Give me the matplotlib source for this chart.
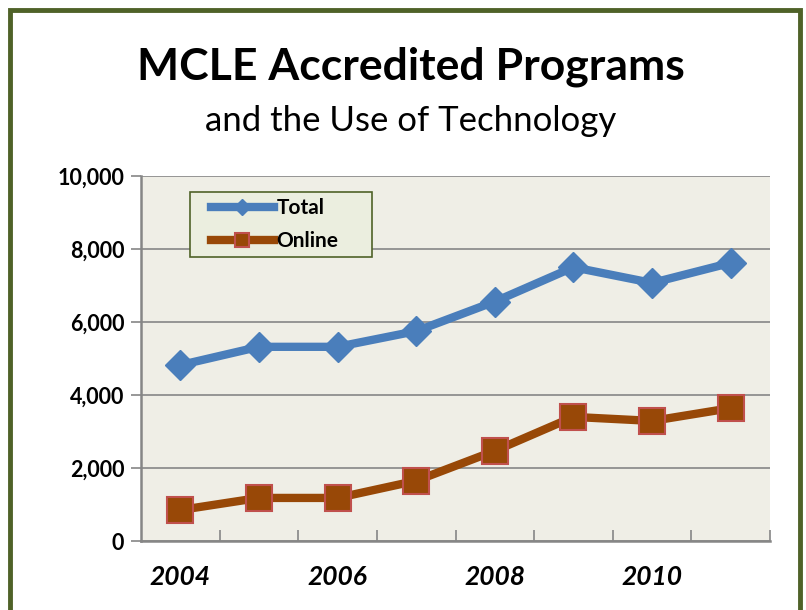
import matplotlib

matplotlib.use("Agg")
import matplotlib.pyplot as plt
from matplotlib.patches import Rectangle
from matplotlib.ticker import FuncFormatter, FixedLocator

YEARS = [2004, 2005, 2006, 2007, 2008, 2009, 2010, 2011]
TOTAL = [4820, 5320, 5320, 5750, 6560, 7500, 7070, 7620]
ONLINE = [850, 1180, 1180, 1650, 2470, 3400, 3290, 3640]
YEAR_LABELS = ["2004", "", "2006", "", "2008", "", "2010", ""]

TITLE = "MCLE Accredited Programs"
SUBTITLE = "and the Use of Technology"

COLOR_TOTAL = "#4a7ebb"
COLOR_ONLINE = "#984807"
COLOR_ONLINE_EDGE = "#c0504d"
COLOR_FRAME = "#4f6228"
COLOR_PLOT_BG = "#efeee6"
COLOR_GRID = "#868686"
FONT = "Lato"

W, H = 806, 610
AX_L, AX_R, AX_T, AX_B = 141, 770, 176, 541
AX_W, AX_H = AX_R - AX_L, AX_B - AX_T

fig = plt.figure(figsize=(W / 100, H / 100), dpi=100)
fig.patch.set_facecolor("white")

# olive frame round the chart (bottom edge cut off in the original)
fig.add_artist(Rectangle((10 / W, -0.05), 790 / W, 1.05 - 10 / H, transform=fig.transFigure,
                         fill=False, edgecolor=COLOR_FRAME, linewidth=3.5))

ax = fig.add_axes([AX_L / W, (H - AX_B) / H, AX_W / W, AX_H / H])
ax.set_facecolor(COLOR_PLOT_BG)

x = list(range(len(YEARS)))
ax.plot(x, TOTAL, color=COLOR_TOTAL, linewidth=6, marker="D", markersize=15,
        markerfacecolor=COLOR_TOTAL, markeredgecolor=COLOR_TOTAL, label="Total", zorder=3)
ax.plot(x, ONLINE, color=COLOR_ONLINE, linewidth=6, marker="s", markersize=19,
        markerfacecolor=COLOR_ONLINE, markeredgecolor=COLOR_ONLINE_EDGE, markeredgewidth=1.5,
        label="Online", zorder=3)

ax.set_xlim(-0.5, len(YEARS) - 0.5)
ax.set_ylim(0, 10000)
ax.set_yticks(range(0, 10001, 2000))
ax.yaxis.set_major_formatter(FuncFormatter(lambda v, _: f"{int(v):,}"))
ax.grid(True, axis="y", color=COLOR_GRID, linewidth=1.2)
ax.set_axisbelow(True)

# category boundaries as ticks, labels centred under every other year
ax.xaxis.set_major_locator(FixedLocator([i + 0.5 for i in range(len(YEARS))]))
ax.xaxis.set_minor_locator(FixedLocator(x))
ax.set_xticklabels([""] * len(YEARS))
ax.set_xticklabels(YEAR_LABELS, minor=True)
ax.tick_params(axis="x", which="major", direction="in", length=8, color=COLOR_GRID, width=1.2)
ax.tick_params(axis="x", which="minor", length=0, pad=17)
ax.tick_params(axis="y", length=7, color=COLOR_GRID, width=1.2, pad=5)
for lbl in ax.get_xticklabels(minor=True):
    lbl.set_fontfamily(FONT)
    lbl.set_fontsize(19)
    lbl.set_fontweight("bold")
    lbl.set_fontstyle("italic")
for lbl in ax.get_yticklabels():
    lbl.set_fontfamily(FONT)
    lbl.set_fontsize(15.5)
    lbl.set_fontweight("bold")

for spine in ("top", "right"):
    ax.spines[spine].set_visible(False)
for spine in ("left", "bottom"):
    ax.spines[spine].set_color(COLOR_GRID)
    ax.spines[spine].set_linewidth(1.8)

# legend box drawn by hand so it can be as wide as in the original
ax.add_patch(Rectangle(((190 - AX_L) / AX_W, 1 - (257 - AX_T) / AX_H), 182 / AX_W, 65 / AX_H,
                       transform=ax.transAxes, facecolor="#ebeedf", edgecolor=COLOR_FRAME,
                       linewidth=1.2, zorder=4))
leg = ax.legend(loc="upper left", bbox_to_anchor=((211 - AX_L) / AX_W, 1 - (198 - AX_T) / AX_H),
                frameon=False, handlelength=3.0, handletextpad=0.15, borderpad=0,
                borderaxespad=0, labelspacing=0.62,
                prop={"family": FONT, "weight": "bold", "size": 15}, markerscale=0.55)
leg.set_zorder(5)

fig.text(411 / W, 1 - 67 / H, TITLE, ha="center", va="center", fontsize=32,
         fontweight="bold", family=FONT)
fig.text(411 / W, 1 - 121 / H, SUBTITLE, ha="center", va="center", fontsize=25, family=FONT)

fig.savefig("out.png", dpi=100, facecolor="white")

## Challenge
Leave out the pictures and repeat exactly the lines from the start of the material through the line that contains "fill=False, edgecolor=COLOR_FRAME, linewidth=3.5))", both included.

## Output for this exercise
Give me the matplotlib source for this chart.
import matplotlib

matplotlib.use("Agg")
import matplotlib.pyplot as plt
from matplotlib.patches import Rectangle
from matplotlib.ticker import FuncFormatter, FixedLocator

YEARS = [2004, 2005, 2006, 2007, 2008, 2009, 2010, 2011]
TOTAL = [4820, 5320, 5320, 5750, 6560, 7500, 7070, 7620]
ONLINE = [850, 1180, 1180, 1650, 2470, 3400, 3290, 3640]
YEAR_LABELS = ["2004", "", "2006", "", "2008", "", "2010", ""]

TITLE = "MCLE Accredited Programs"
SUBTITLE = "and the Use of Technology"

COLOR_TOTAL = "#4a7ebb"
COLOR_ONLINE = "#984807"
COLOR_ONLINE_EDGE = "#c0504d"
COLOR_FRAME = "#4f6228"
COLOR_PLOT_BG = "#efeee6"
COLOR_GRID = "#868686"
FONT = "Lato"

W, H = 806, 610
AX_L, AX_R, AX_T, AX_B = 141, 770, 176, 541
AX_W, AX_H = AX_R - AX_L, AX_B - AX_T

fig = plt.figure(figsize=(W / 100, H / 100), dpi=100)
fig.patch.set_facecolor("white")

# olive frame round the chart (bottom edge cut off in the original)
fig.add_artist(Rectangle((10 / W, -0.05), 790 / W, 1.05 - 10 / H, transform=fig.transFigure,
                         fill=False, edgecolor=COLOR_FRAME, linewidth=3.5))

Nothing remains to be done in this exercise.